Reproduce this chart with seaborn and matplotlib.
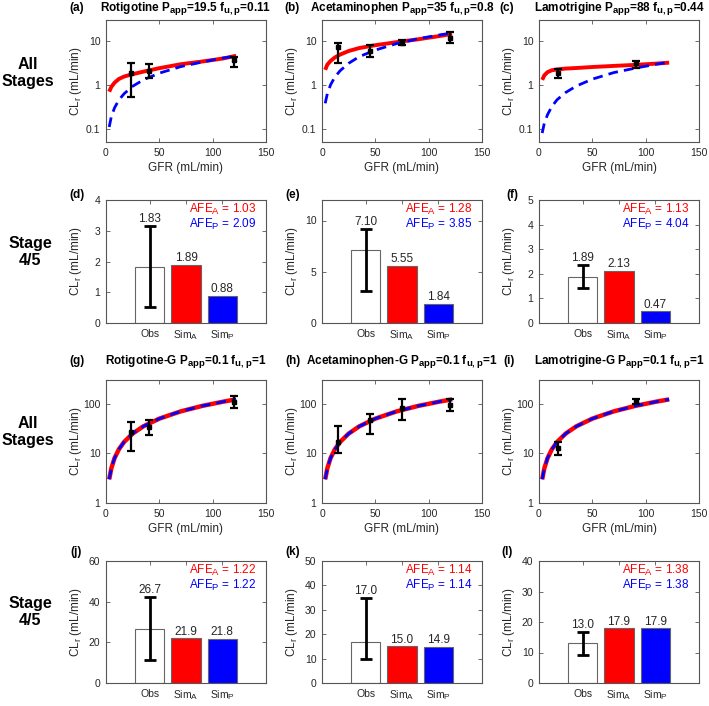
import matplotlib
matplotlib.use("Agg")
import matplotlib.pyplot as plt
import matplotlib._mathtext as _mt
import seaborn as sns

sns.set_theme(style="ticks")
plt.rcParams["font.family"] = ["Liberation Sans", "DejaVu Sans"]
plt.rcParams["mathtext.default"] = "regular"
_mt.SHRINK_FACTOR = 0.8

# ---------------- data ----------------
gfr_grid = [3, 5, 8, 12, 17, 25, 35, 50, 70, 90, 110, 122]

rot_simA = [0.70, 0.90, 1.12, 1.36, 1.55, 1.75, 2.00, 2.40, 2.95, 3.40, 4.00, 4.60]
rot_simP = [0.11, 0.19, 0.30, 0.45, 0.63, 0.93, 1.30, 1.85, 2.60, 3.30, 4.10, 4.50]
ace_simA = [2.2, 2.9, 3.5, 4.2, 4.9, 5.9, 6.9, 8.0, 9.4, 10.9, 12.9, 14.5]
ace_simP = [0.38, 0.63, 1.0, 1.5, 2.1, 3.1, 4.4, 6.2, 8.7, 11.2, 13.7, 15.2]
lam_simA = [1.3, 1.65, 1.95, 2.15, 2.25, 2.35, 2.42, 2.55, 2.7, 2.85, 3.05, 3.2]
lam_simP = [0.08, 0.135, 0.21, 0.32, 0.46, 0.67, 0.94, 1.35, 1.9, 2.4, 2.95, 3.3]
rotg_simA = [3, 5, 8, 12, 17, 25, 35, 50, 70, 90, 110, 122]
rotg_simP = [3, 5, 8, 12, 17, 25, 35, 50, 70, 90, 110, 122]
aceg_simA = [3, 5, 8, 12, 17, 25, 35, 50, 70, 90, 110, 122]
aceg_simP = [3, 5, 8, 12, 17, 25, 35, 50, 70, 90, 110, 122]
lamg_simA = [3, 5, 8, 12, 17, 25, 35, 50, 70, 90, 110, 122]
lamg_simP = [3, 5, 8, 12, 17, 25, 35, 50, 70, 90, 110, 122]

rot_obs_gfr = [23, 40, 120]
rot_obs = [1.83, 2.10, 3.60]
rot_obs_lo = [0.52, 1.41, 2.60]
rot_obs_hi = [3.15, 2.92, 4.20]
ace_obs_gfr = [15, 45, 75, 120]
ace_obs = [7.10, 5.9, 9.2, 11.7]
ace_obs_lo = [3.1, 4.2, 8.0, 9.2]
ace_obs_hi = [9.2, 8.0, 10.4, 15.9]
lam_obs_gfr = [18, 91]
lam_obs = [1.89, 3.1]
lam_obs_lo = [1.43, 2.45]
lam_obs_hi = [2.35, 3.5]
rotg_obs_gfr = [23, 40, 120]
rotg_obs = [26.7, 34, 106]
rotg_obs_lo = [11.1, 23.3, 83]
rotg_obs_hi = [42.2, 48, 142]
aceg_obs_gfr = [15, 45, 75, 120]
aceg_obs = [17.0, 47, 82, 95]
aceg_obs_lo = [10.0, 25, 47, 72]
aceg_obs_hi = [35.0, 62, 126, 124]
lamg_obs_gfr = [18, 91]
lamg_obs = [13.0, 114]
lamg_obs_lo = [9.3, 100]
lamg_obs_hi = [16.8, 127]

bar_labels = ["Obs", "Sim$_A$", "Sim$_P$"]
rot_bar = [1.83, 1.89, 0.88]; rot_bar_err = [0.52, 3.15]; rot_afe = ["1.03", "2.09"]
ace_bar = [7.10, 5.55, 1.84]; ace_bar_err = [3.1, 9.2]; ace_afe = ["1.28", "3.85"]
lam_bar = [1.89, 2.13, 0.47]; lam_bar_err = [1.43, 2.35]; lam_afe = ["1.13", "4.04"]
rotg_bar = [26.7, 21.9, 21.8]; rotg_bar_err = [11.1, 42.2]; rotg_afe = ["1.22", "1.22"]
aceg_bar = [17.0, 15.0, 14.9]; aceg_bar_err = [10.0, 35.0]; aceg_afe = ["1.14", "1.14"]
lamg_bar = [13.0, 17.9, 17.9]; lamg_bar_err = [9.3, 16.8]; lamg_afe = ["1.38", "1.38"]

titles_parent = ["Rotigotine P$_{app}$=19.5 f$_{u,p}$=0.11",
                 "Acetaminophen P$_{app}$=35 f$_{u,p}$=0.8",
                 "Lamotrigine P$_{app}$=88 f$_{u,p}$=0.44"]
titles_gluc = ["Rotigotine-G P$_{app}$=0.1 f$_{u,p}$=1",
               "Acetaminophen-G P$_{app}$=0.1 f$_{u,p}$=1",
               "Lamotrigine-G P$_{app}$=0.1 f$_{u,p}$=1"]
panel_letters = ["(a)", "(b)", "(c)", "(d)", "(e)", "(f)",
                 "(g)", "(h)", "(i)", "(j)", "(k)", "(l)"]

# ---------------- layout ----------------
FW, FH = 709, 706
fig = plt.figure(figsize=(FW / 100, FH / 100), dpi=100)
cols = [106, 322, 539]
AW = 160
rows_top = [20, 200, 380, 561]
rows_bot = [142, 323, 503, 683]
TXT = "#262626"
SPINE = "#555555"


def make_ax(c, r):
    return fig.add_axes([cols[c] / FW, 1 - rows_bot[r] / FH, AW / FW,
                         (rows_bot[r] - rows_top[r]) / FH])


def style(ax):
    for s in ax.spines.values():
        s.set_visible(True)
        s.set_color(SPINE)
        s.set_linewidth(0.8)
    ax.tick_params(direction="in", top=True, right=True, length=3, width=0.6,
                   color=SPINE, labelcolor=TXT, labelsize=7.5, pad=4)
    ax.minorticks_off()


def line_panel(ax, simA, simP, ogfr, obs, lo, hi, ylim, yticks, yticklabels, gluc):
    sns.lineplot(x=gfr_grid, y=simA, ax=ax, color="red", lw=3.2 if gluc else 2.8,
                 solid_capstyle="butt")
    sns.lineplot(x=gfr_grid, y=simP, ax=ax, color="blue", lw=2.0,
                 linestyle=(0, (3.5, 2.2)))
    ax.set_yscale("log")
    yerr = [[o - l for o, l in zip(obs, lo)], [h - o for o, h in zip(obs, hi)]]
    ax.errorbar(ogfr, obs, yerr=yerr, fmt="s", color="black", ms=3.4, elinewidth=1.6,
                capsize=3, capthick=1.6, zorder=5)
    ax.set_xlim(0, 150)
    ax.set_xticks([0, 50, 100, 150])
    ax.set_ylim(*ylim)
    ax.set_yticks(yticks)
    ax.set_yticklabels(yticklabels)
    style(ax)
    ax.set_xlabel("GFR (mL/min)", fontsize=8.5, color=TXT)
    ax.xaxis.set_label_coords(0.5, -0.165)
    ax.set_ylabel("CL$_r$ (mL/min)", fontsize=8.5, color=TXT)
    ax.yaxis.set_label_coords(-0.14, 0.5)


def bar_panel(ax, vals, err, afe, ylim, yticks, fmt):
    sns.barplot(x=bar_labels, y=vals, hue=bar_labels, palette=["white", "red", "blue"],
                saturation=1, width=0.8, edgecolor="#666666", linewidth=0.8,
                legend=False, ax=ax)
    ax.errorbar(0, vals[0], yerr=[[vals[0] - err[0]], [err[1] - vals[0]]], fmt="none",
                ecolor="black", elinewidth=2, capsize=4.5, capthick=2, zorder=5)
    tops = [err[1], vals[1], vals[2]]
    for i, (v, t) in enumerate(zip(vals, tops)):
        ax.annotate(fmt.format(v), (i, t), xytext=(0, 0.5), textcoords="offset points",
                    ha="center", va="bottom", fontsize=8.5, color=TXT)
    ax.text(0.94, 0.895, "AFE$_A$ = " + afe[0], color="red", fontsize=8.5,
            transform=ax.transAxes, ha="right", va="baseline")
    ax.text(0.94, 0.77, "AFE$_P$ = " + afe[1], color="blue", fontsize=8.5,
            transform=ax.transAxes, ha="right", va="baseline")
    ax.set_xlim(-1.2, 3.2)
    ax.set_ylim(*ylim)
    ax.set_yticks(yticks)
    style(ax)
    ax.set_xlabel("")
    ax.set_ylabel("CL$_r$ (mL/min)", fontsize=8.5, color=TXT)
    ax.yaxis.set_label_coords(-0.14, 0.5)


line_specs = [
    (rot_simA, rot_simP, rot_obs_gfr, rot_obs, rot_obs_lo, rot_obs_hi),
    (ace_simA, ace_simP, ace_obs_gfr, ace_obs, ace_obs_lo, ace_obs_hi),
    (lam_simA, lam_simP, lam_obs_gfr, lam_obs, lam_obs_lo, lam_obs_hi),
]
gline_specs = [
    (rotg_simA, rotg_simP, rotg_obs_gfr, rotg_obs, rotg_obs_lo, rotg_obs_hi),
    (aceg_simA, aceg_simP, aceg_obs_gfr, aceg_obs, aceg_obs_lo, aceg_obs_hi),
    (lamg_simA, lamg_simP, lamg_obs_gfr, lamg_obs, lamg_obs_lo, lamg_obs_hi),
]
bar_specs = [
    (rot_bar, rot_bar_err, rot_afe, (0, 4), [0, 1, 2, 3, 4]),
    (ace_bar, ace_bar_err, ace_afe, (0, 12), [0, 5, 10]),
    (lam_bar, lam_bar_err, lam_afe, (0, 5), [0, 1, 2, 3, 4, 5]),
]
gbar_specs = [
    (rotg_bar, rotg_bar_err, rotg_afe, (0, 60), [0, 20, 40, 60]),
    (aceg_bar, aceg_bar_err, aceg_afe, (0, 50), [0, 10, 20, 30, 40, 50]),
    (lamg_bar, lamg_bar_err, lamg_afe, (0, 40), [0, 10, 20, 30, 40]),
]

for c in range(3):
    ax = make_ax(c, 0)
    line_panel(ax, *line_specs[c], (0.05, 30), [0.1, 1, 10], ["0.1", "1", "10"], False)
    ax = make_ax(c, 1)
    bar_panel(ax, *bar_specs[c], "{:.2f}")
    ax = make_ax(c, 2)
    line_panel(ax, *gline_specs[c], (1, 300), [1, 10, 100], ["1", "10", "100"], True)
    ax = make_ax(c, 3)
    bar_panel(ax, *gbar_specs[c], "{:.1f}")


def ftext(x, y, s, **kw):
    fig.text(x / FW, 1 - y / FH, s, **kw)


# titles (rows with line plots)
for c in range(3):
    cx = cols[c] + AW / 2
    ftext(cx, 11, titles_parent[c], ha="center", va="baseline", fontsize=8.5,
          fontweight="bold", color="black")
    ftext(cx, 364, titles_gluc[c], ha="center", va="baseline", fontsize=8.5,
          fontweight="bold", color="black")

label_x = [[77, 292, 507], [77, 293, 512], [77, 293, 509], [76, 293, 507]]
label_y = [11, 198, 364, 555]
for r in range(4):
    for c in range(3):
        ftext(label_x[r][c], label_y[r], panel_letters[r * 3 + c], ha="center",
              va="baseline", fontsize=8.5, fontweight="bold", color="black")

row_names = ["All\nStages", "Stage\n4/5", "All\nStages", "Stage\n4/5"]
row_y = [73, 252, 432, 612]
row_x = [28, 30, 28, 30]
for r in range(4):
    ftext(row_x[r], row_y[r], row_names[r], ha="center", va="center", fontsize=11.5,
          fontweight="bold", color="black", linespacing=1.2, multialignment="center")

fig.savefig("out.png", dpi=100)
....
## Task brief
Filter out all lines lacking the word "with" and copy the rest.

## Result of this task
Reproduce this chart with seaborn and matplotlib.
# titles (rows with line plots)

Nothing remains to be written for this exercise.